Requiring CEOs to sign corporate tax returns: June 11, 2003

Tax Executive, The, May-June, 2003

On June 11, 2003, Tax Executives Institute submitted the following letter to members of the Senate Committee on Finance, urging Congress to abandon a proposal to require Chief Executive Officers to sign corporate tax returns. Originally passed by the Senate as part of the Jobs and Growth Tax Relief Reconciliation Act of 2003, the proposal was dropped before the bill was enacted. Senator Charles Grassley, chairman of the Committee on Finance, however, has pledged to support the proposal on future tax legislation.

On behalf of Tax Executives Institute, I submit the following comments on provisions that were included in recent tax legislation that would require the Chief Executive Officer (CEO) of a corporation to sign the corporation's federal income tax returns. As the preeminent association of business tax professionals, TEI shares Congress's interest in maintaining the integrity of the nation's self-assessment tax and financial reporting systems. We fully support the goals of enhancing corporate accountability and improving the tax system, but regret that such proposal would not have the salutary effects hoped for and, indeed, could prove counterproductive. We urge the Committee to abandon it insofar as it would require the CEO to focus on the tax returns of a company rather than the process of ensuring the complete and proper reporting of its tax obligations.

Tax Executives Institute

Tax Executives Institute was established in 1944 to serve the professional needs of business tax professionals. Today, the Institute has 53 chapters in the United States, Canada, and Europe. Our more than 5,300 members are accountants, attorneys, and other business professionals who work for 2,800 of the leading companies in North America and Europe. As an international professional organization, the Institute is firmly dedicated to developing and effectively implementing sound tax policy, to promoting the uniform and equitable enforcement of the tax laws, and to reducing the cost and burden of administration and compliance to the benefit of taxpayers and government alike. TEI also supports efforts to ensure that companies fairly present their financial condition in financial statements and related documents filed with the Securities and Exchange Commission.

CEO Signatures on Corporate Tax Returns

TEI urges Congress to abandon the proposal to require the CEO to sign a corporation's federal tax return and certain other related documents or statements. (1) We well appreciate the desire to enhance corporate governance and accountability in the aftermath of recent financial reporting failures. Regrettably, the CEO signature proposals would not advance that goal. Indeed, such a requirement would place undue burdens on fully compliant companies, distract senior management from pressing duties of managing the business and dealing with customers, and potentially impede competitiveness.

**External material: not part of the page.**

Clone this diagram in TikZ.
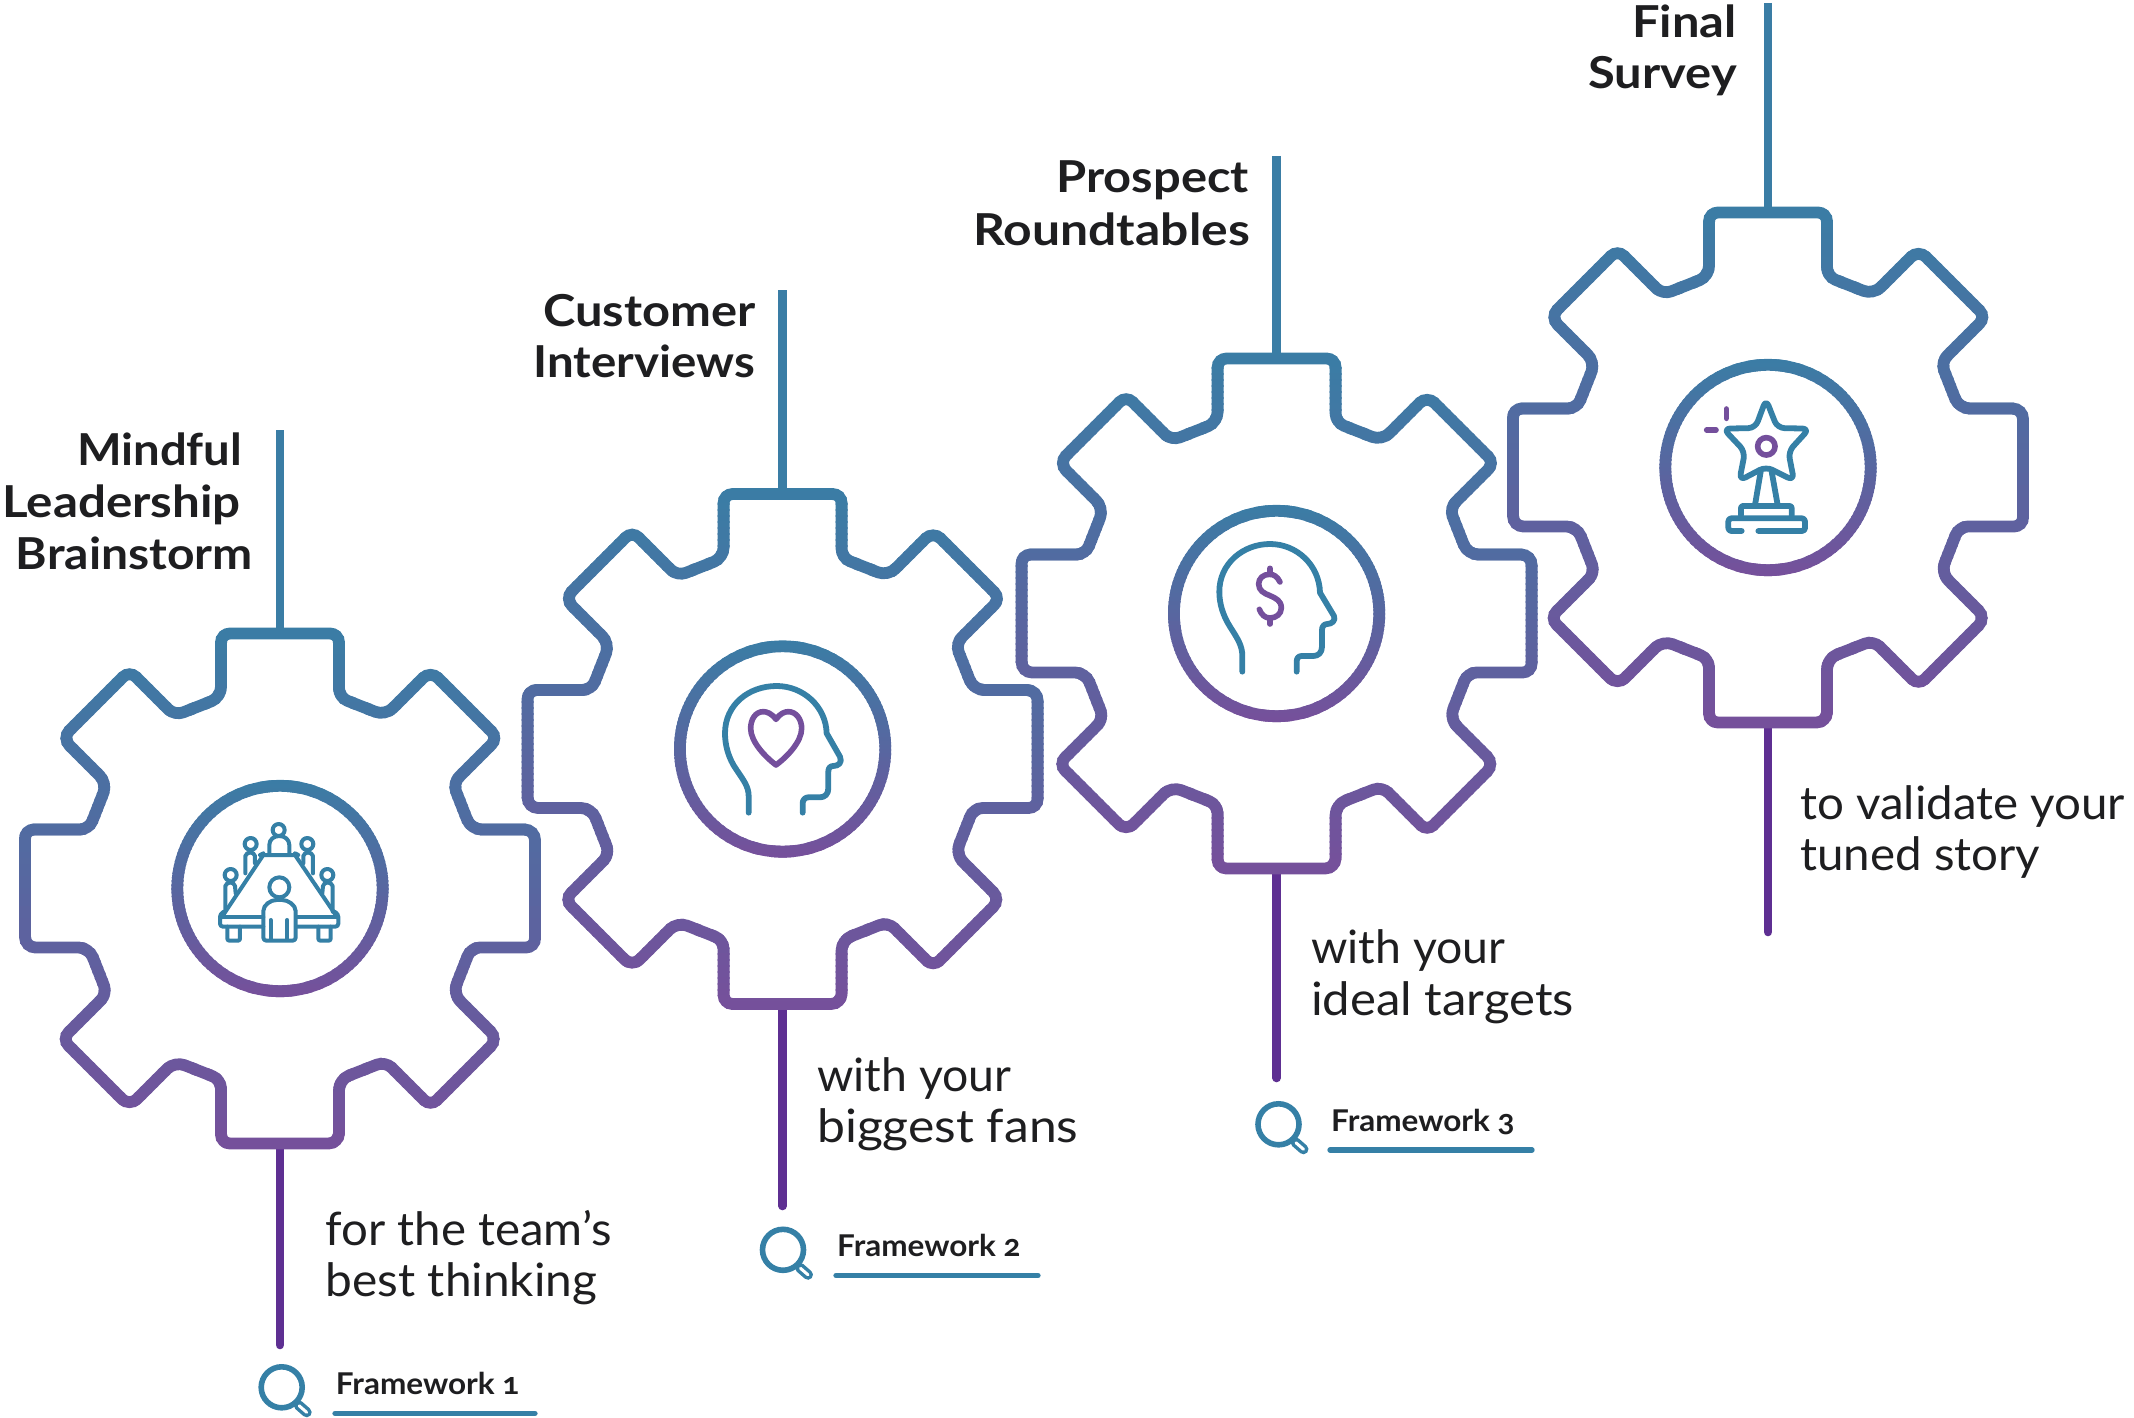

Congress has already acted forcefully in this area. The Sarbanes-Oxley Act of 2002 significantly strengthened the accountability of CEOs and Chief Financial Officers for corporate financial matters, including new and strengthened civil and criminal penalties for violations. CEOs are now required to certify the financial statements of corporations, which contain a provision for taxes. (2) This certification requirement properly and adequately ensures that the CEO is committed to, and responsible for, the fair presentation of the company's financial results, including its tax positions, and that the CEO and the company have taken adequate steps to institute and maintain a process to achieve that result.

The tax affairs of major corporations, especially those with operations in numerous countries, are extraordinarily complicated. The same is true for the technical process of reporting them. For this reason, the day-to-day responsibility for compliance with the technical rules and reporting requirements is prudently delegated to the Chief Tax Officer (or similarly titled individual) who has been specially trained. While the senior officers remain ultimately responsible for the company's compliance with the tax laws--as well as environmental, worker safety, and other laws--rarely would a CEO be personally aware of and conversant with the myriad tax rules that apply to literally thousands of transactions reflected in the company's tax returns. The CEO is typically charged with process-related responsibilities, whereas the Chief Tax Officer is normally given the responsibility for technical legal compliance.

Indeed, the level of detail and specialized knowledge demanded in the preparation and submission of complex corporate tax returns makes it absolutely necessary and proper to delegate responsibility for examining and affirming under penalties of perjury the completeness and accuracy of the return (3) to an employee with the requisite level of professional tax expertise, training, and experience--the Chief Tax Officer.

Given the complexity of most companies' tax affairs, TEI has significant misgivings about the wisdom or practicality of redirecting that task to the CEO. Thus, the proposal should be set aside not to "let the CEO off the hook"--indeed, he or she is already held accountable, both civilly and criminally, for the company's affairs--but for wholly practical reasons. Corporate tax returns are often several thousand pages in length, (4) and making the necessary review and certification of them is not a perfunctory task. In addition to making the required substantive legal and accounting judgments, and familiarizing himself or herself with the facts and circumstances underlying the computations, the officer signing the return must devote substantial time and attention to reviewing and understanding the documents.